Novidades na educação

Muitas foram novidades. Iraê Torido enumera: “Dia do Aluno Diretor, em que um estudante era escolhido para ser o diretor da escola; tínhamos liberdade de entrar na diretoria e conversar com o diretor de igual pra igual, assim como de criar o grêmio estudantil e desenvolver vários trabalhos. As reuniões dos Conselhos de Classe eram abertas aos pais e até aos alunos e o estudante que fosse suspenso de aula disciplinarmente, por qualquer razão tinha direito à defesa. Havia o Dia da Contestação e parlatório, em que a gente subia em um caixote no pátio e falava de nossas dificuldades. E todo preconceito era combatido. Na década de 70, em plena ditadura era difícil encontrar um colégio assim”.

Festa da Primavera no Campo do Sete,/Independência

Outra novidade foi a abertura da escola aos sábados, para que os alunos pudessem jogar bola, fazer teatro, ouvir música. O ex-aluno, Antônio José Buere Serafim comenta que “A gente quase que morava na escola. E isso propiciou uma interação entre nós, que nos encontramos até hoje”.

António José Serafim, Caramuru e Iraê Torido

Apesar da liberdade, havia regras determinadas por uma “assembleia constituinte”, formada por pais, alunos e professores, que resultou na “Constituição do Colégio”. E era obrigatório respeitar as regras criadas em conjunto por todos. “Praticávamos a democracia e nela é preciso haver regras. Na convivência entre alunos, professores e pais, sempre havia discordância, mas isso é democracia. É por isso que a democracia é difícil, cansativa, mas em compensação faz crescer”, observa Caramuru.

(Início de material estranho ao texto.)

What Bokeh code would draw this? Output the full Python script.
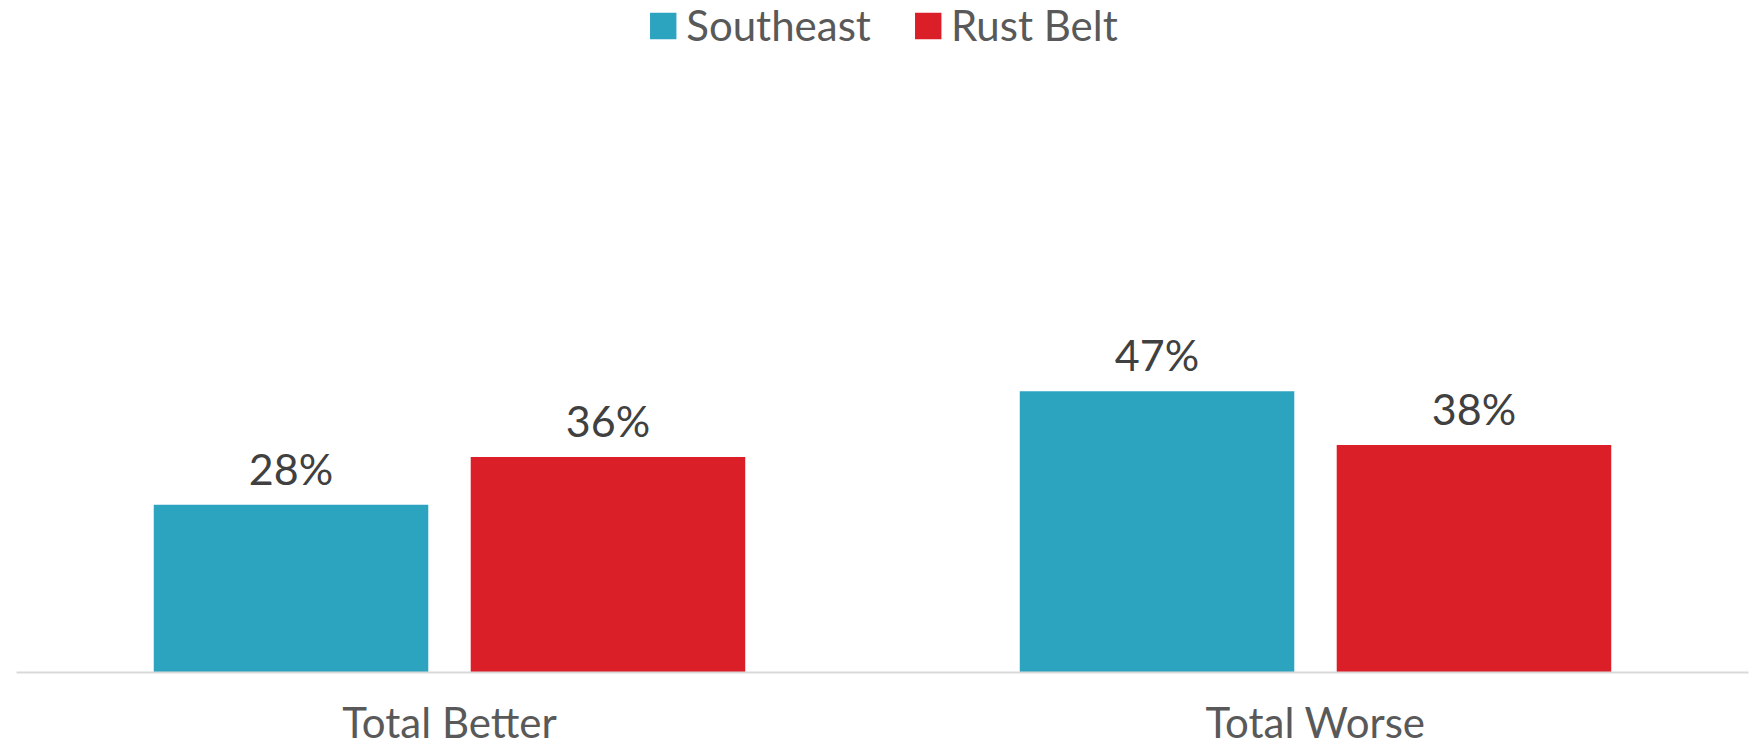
from bokeh.plotting import figure
from bokeh.models import ColumnDataSource, FactorRange, Legend, LegendItem, Range1d
from bokeh.transform import dodge
from bokeh.core.properties import value
from bokeh.embed import file_html
from bokeh.resources import INLINE

categories = ["Total Better", "Total Worse"]
series_names = ["Southeast", "Rust Belt"]
southeast = [28, 47]
rust_belt = [36, 38]
colors = ["#2CA3BF", "#DA1F28"]

FONT = "Lato"

src = ColumnDataSource(data=dict(
    cat=categories,
    se=southeast,
    rb=rust_belt,
    se_lbl=[f"{v}%" for v in southeast],
    rb_lbl=[f"{v}%" for v in rust_belt],
))

p = figure(
    x_range=FactorRange(factors=categories, range_padding=0),
    y_range=Range1d(0, 112.25),
    width=1757, height=749,
    output_backend="svg", toolbar_location=None,
    min_border_left=16, min_border_right=9, min_border_top=0, min_border_bottom=77,
)

off = 0.183
bw = 0.317
r1 = p.vbar(x=dodge("cat", -off, range=p.x_range), top="se", width=bw, source=src,
            fill_color=colors[0], line_color=None)
r2 = p.vbar(x=dodge("cat", off, range=p.x_range), top="rb", width=bw, source=src,
            fill_color=colors[1], line_color=None)

for key, lbl, o in (("se", "se_lbl", -off), ("rb", "rb_lbl", off)):
    p.text(x=dodge("cat", o, range=p.x_range), y=key, text=lbl, source=src,
           text_align="center", text_baseline="bottom", y_offset=-11,
           text_font=value(FONT), text_font_size="43px", text_color="#404040")

legend = Legend(items=[LegendItem(label=series_names[0], renderers=[r1]),
                       LegendItem(label=series_names[1], renderers=[r2])],
                location="top_center", orientation="horizontal",
                label_text_font=FONT, label_text_font_size="42px", label_text_color="#595959",
                glyph_width=33, glyph_height=33, label_standoff=7, spacing=40,
                border_line_color=None, background_fill_alpha=0, margin=0, padding=1)
p.add_layout(legend)

p.yaxis.visible = False
p.xgrid.visible = False
p.ygrid.visible = False
p.outline_line_color = None
p.xaxis.axis_line_color = "#D9D9D9"
p.xaxis.axis_line_width = 2
p.xaxis.major_tick_line_color = None
p.xaxis.minor_tick_line_color = None
p.xaxis.major_label_text_font = FONT
p.xaxis.major_label_text_font_size = "42px"
p.xaxis.major_label_text_color = "#595959"
p.xaxis.major_label_standoff = 18

open("out.html", "w").write(file_html(p, INLINE))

Caramuru lembra que o Sindicato dos Bancários sempre apoiou o seu trabalho e nada lhe era negado. Ele comenta que “na época em que o presidente da entidade era Arlindo Ramos, que por sinal morava em Santa Tereza, até um para raio com bateria atômica ele colocou no prédio”.

Toda essa liberdade e igualdade não impediu que o ensino fosse um dos melhores da cidade naquela época, comenta Antônio José Buere Serafim.  “Havia diálogo entre os alunos e professores, com total respeito. Um fato interessante foi quando resolvemos pintar a quadra. Depois de pintarmos tudo, passamos a escrever nossos nomes na parede. Pensamos que íamos levar uma bronca. Mas não, o Caramuru chegou e disse: que legal, vocês estão se expressando!”

Antonio observar ainda que “O colégio teve destaques que incomodou as escolas famosas. Por exemplo, fomos Campeão Estudantil de Atletismo, de futebol-de-salão, destaque nos Jogos Estudantis da Primavera, competindo com escolas como o Santo Agostinho e o Promove. A gente comprava as ideias dos professores e as levava a sério. E posso dizer que 80% por cento dos alunos que aqui estudaram são excelentes profissionais e ótimas pessoas. O que sou hoje devo ao colégio. Eu vivia mais lá do que em casa. Perdi meu pai muito cedo e a escola foi formadora do meu caráter”.

Com mudanças na direção do Sindicato, a entidade mantenedora, e o surgimento de muitas escolas particulares, entre outras causas, o número de alunos foi diminuindo gradativamente e o colégio foi fechado em 1991.

Mas uma coisa é certa, o Colégio Sindicato dos Bancários deixou saudade em muita gente e como diz Antonio, “fomos privilegiados por estudar aqui”.